## WHAT IS NEEDED:
Lines containing "size" are to be counted. Give the number and nothing more.

## MATERIAL PROVIDED:
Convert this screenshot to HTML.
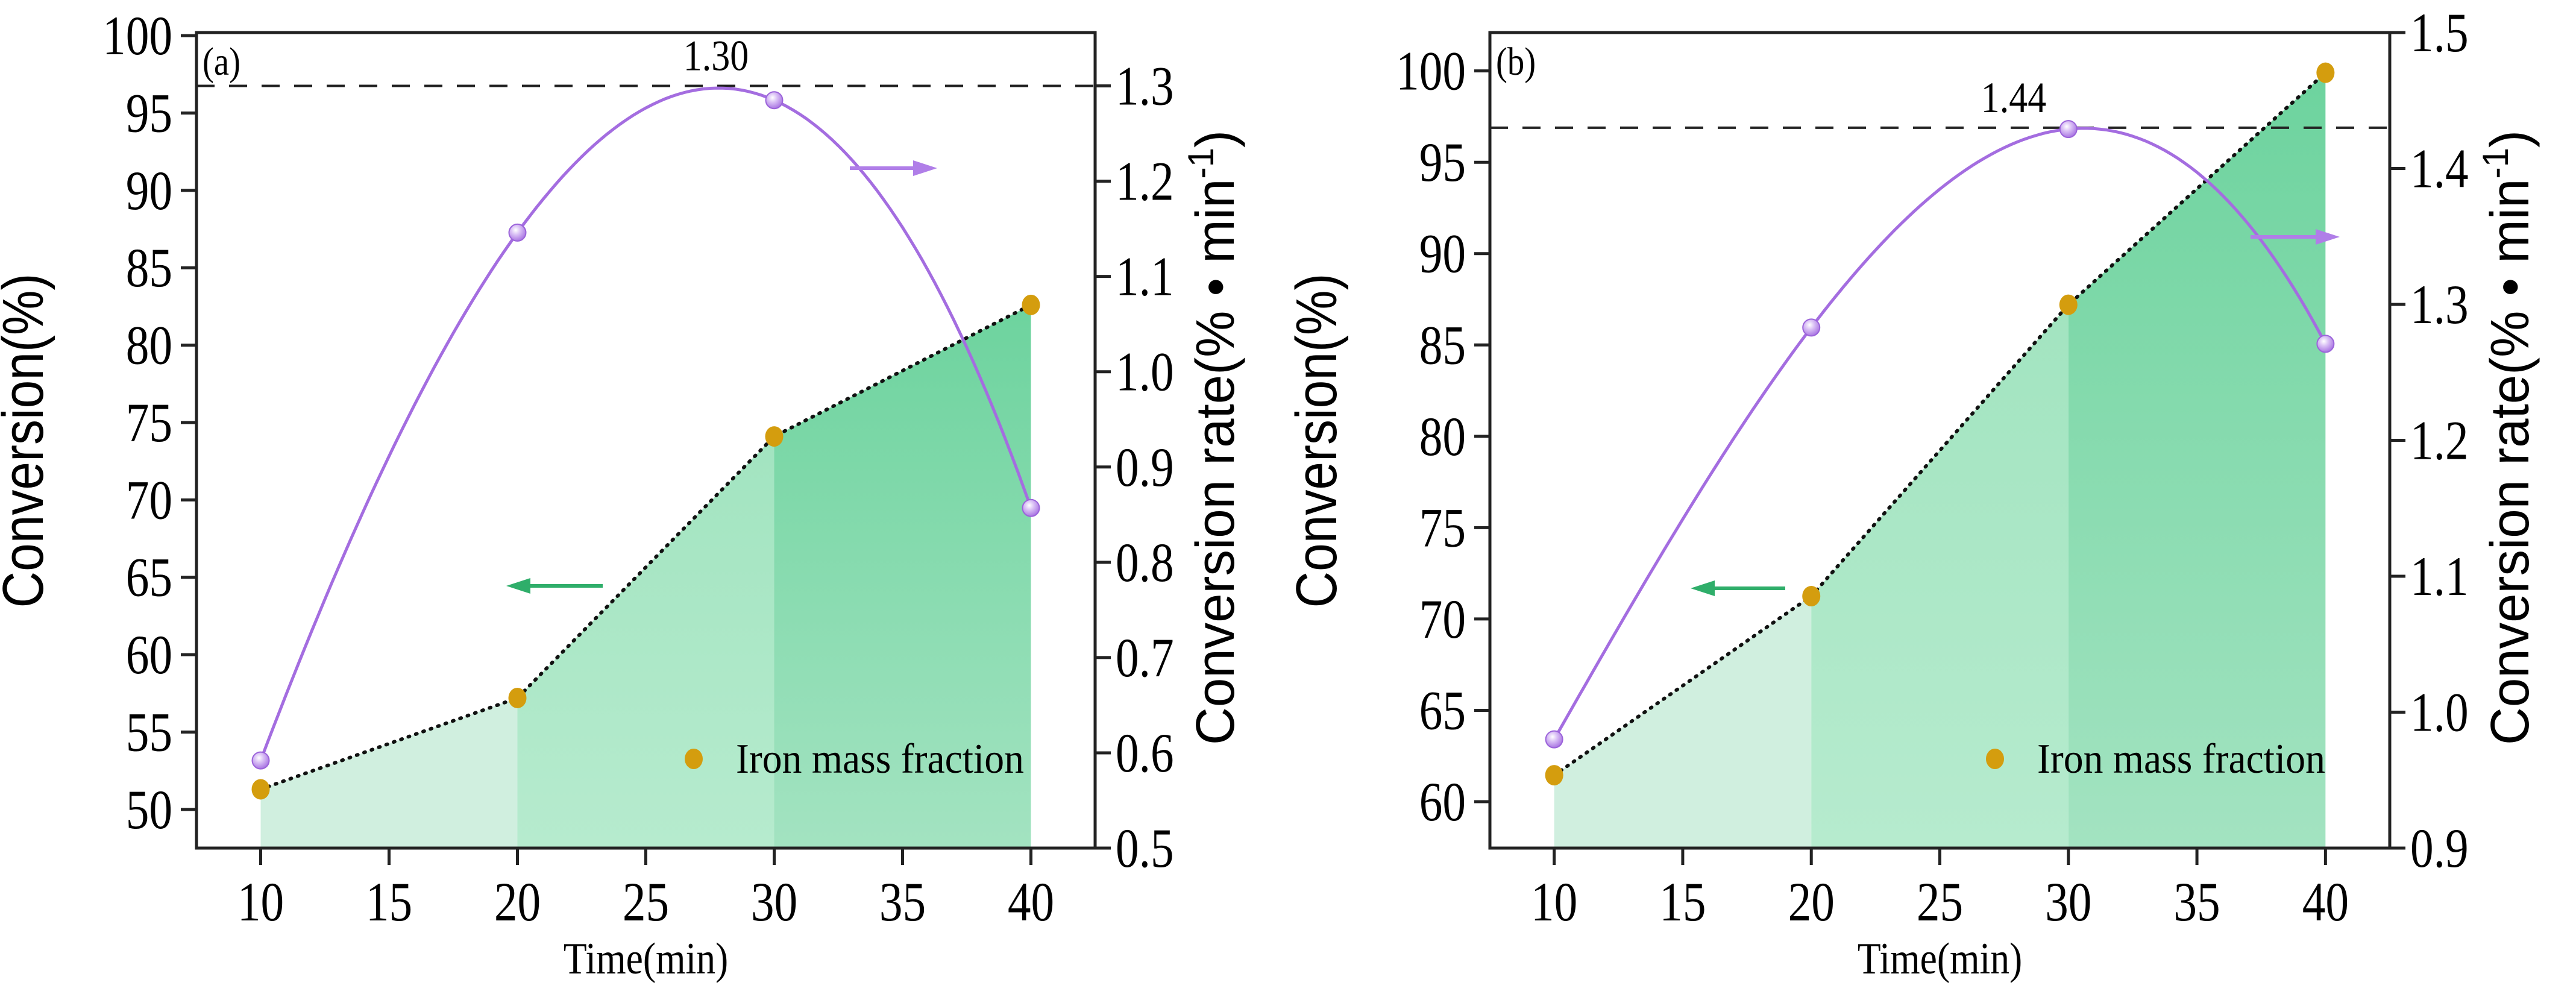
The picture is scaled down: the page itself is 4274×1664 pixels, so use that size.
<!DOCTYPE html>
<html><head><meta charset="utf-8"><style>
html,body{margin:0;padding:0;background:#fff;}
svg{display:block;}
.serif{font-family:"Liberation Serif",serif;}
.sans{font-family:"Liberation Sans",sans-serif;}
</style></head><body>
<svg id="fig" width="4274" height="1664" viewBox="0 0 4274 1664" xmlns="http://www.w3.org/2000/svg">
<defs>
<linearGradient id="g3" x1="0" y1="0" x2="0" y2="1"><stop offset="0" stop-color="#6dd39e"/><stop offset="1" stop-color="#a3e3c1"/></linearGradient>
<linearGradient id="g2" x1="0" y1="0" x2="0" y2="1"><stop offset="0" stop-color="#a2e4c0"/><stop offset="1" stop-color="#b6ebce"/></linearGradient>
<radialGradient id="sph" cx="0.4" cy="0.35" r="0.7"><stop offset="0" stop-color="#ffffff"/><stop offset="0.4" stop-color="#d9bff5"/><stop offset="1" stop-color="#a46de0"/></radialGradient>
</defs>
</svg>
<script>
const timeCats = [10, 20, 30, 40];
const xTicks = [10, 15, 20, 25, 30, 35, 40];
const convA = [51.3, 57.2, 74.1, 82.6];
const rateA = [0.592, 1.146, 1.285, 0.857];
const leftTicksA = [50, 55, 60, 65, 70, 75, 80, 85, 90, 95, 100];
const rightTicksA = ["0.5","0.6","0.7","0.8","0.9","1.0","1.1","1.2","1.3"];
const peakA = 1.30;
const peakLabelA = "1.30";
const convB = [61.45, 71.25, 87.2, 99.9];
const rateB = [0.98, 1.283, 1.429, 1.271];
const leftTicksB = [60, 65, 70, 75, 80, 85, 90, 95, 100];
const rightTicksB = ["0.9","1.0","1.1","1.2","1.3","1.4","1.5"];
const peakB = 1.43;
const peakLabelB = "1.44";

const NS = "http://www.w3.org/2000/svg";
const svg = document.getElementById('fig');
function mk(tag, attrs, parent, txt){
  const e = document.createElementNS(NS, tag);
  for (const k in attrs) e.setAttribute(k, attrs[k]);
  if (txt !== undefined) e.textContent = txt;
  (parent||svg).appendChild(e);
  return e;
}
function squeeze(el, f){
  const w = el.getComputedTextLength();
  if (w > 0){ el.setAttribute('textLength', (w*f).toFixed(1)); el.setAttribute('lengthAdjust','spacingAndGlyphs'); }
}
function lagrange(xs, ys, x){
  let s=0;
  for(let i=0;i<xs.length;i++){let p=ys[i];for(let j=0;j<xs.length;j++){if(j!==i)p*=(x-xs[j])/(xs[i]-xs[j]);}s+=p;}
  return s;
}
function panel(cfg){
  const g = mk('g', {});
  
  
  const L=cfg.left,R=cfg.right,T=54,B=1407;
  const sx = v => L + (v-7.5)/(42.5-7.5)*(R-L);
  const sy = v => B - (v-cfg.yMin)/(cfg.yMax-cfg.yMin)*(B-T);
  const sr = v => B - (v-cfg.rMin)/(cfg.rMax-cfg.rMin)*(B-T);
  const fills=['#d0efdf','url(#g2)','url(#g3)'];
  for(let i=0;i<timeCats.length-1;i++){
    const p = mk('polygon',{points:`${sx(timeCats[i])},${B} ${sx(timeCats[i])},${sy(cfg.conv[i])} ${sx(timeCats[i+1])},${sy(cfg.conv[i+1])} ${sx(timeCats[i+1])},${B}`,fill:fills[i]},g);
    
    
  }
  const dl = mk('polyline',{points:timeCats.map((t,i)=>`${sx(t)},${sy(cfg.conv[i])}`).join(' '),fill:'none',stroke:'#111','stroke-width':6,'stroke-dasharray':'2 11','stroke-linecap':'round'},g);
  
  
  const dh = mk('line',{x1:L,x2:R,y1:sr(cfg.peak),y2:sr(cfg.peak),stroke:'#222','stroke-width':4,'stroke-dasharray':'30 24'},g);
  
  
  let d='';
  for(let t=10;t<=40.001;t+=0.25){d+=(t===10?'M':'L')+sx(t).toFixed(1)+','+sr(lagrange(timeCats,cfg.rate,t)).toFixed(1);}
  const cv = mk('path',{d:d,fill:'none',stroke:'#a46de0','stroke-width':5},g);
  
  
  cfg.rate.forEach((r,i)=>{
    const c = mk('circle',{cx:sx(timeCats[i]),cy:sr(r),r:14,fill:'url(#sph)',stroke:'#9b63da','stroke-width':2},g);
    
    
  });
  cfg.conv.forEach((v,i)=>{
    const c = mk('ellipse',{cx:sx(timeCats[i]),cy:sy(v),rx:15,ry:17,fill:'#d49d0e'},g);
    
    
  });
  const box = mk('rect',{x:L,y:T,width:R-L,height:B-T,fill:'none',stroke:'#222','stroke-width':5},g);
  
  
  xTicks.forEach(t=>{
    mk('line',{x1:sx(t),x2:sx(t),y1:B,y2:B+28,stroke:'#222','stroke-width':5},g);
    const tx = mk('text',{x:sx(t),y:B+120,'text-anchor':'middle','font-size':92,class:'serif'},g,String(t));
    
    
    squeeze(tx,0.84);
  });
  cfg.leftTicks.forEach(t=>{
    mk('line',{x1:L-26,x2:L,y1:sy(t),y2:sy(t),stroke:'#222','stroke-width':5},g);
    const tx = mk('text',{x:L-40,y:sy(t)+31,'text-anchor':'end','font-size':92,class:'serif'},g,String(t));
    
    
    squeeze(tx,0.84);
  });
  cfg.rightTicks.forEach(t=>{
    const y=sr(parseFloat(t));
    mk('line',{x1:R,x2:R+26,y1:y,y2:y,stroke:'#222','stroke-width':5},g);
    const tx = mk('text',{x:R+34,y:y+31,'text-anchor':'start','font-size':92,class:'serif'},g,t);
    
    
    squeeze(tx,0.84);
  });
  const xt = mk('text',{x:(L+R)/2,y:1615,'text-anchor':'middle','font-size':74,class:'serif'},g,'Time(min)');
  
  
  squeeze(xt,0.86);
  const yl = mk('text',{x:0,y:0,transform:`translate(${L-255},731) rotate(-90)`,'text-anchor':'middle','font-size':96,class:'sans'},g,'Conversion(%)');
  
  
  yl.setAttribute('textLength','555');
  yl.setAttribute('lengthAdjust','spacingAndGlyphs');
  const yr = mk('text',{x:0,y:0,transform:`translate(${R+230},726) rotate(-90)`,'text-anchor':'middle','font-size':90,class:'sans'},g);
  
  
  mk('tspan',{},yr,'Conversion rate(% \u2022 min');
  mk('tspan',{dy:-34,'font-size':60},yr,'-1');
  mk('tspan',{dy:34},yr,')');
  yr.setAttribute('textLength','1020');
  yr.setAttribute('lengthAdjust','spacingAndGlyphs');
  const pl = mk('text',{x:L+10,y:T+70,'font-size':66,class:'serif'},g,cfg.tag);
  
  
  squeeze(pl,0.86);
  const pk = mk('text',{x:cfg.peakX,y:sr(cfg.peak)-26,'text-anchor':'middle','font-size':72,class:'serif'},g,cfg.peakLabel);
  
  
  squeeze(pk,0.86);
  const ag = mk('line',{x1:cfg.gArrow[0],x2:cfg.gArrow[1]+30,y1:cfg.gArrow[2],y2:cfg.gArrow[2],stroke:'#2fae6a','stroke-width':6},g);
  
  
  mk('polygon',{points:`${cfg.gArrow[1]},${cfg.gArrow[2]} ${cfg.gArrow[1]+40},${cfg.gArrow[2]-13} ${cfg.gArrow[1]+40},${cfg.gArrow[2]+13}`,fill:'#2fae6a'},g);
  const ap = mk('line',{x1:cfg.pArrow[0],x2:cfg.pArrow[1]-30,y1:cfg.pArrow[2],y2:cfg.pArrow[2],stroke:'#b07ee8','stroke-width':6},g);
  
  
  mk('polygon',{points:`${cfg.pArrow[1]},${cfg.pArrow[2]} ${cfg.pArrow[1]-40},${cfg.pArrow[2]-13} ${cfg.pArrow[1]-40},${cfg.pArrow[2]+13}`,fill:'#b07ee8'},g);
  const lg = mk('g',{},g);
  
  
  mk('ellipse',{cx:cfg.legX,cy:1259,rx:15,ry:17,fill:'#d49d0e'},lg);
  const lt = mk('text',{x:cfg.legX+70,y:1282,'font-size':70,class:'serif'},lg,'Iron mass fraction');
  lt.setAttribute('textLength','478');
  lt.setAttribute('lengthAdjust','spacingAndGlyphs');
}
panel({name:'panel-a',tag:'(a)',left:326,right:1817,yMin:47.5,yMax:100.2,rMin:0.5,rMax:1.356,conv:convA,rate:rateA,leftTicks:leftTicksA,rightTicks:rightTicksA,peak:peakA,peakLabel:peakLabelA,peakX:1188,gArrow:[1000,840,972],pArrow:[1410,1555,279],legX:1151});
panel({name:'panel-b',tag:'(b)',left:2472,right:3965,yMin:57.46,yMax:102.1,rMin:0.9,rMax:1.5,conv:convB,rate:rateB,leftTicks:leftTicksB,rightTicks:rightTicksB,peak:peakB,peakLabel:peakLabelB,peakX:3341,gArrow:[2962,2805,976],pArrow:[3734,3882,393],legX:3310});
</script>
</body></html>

## RESPONSE:
11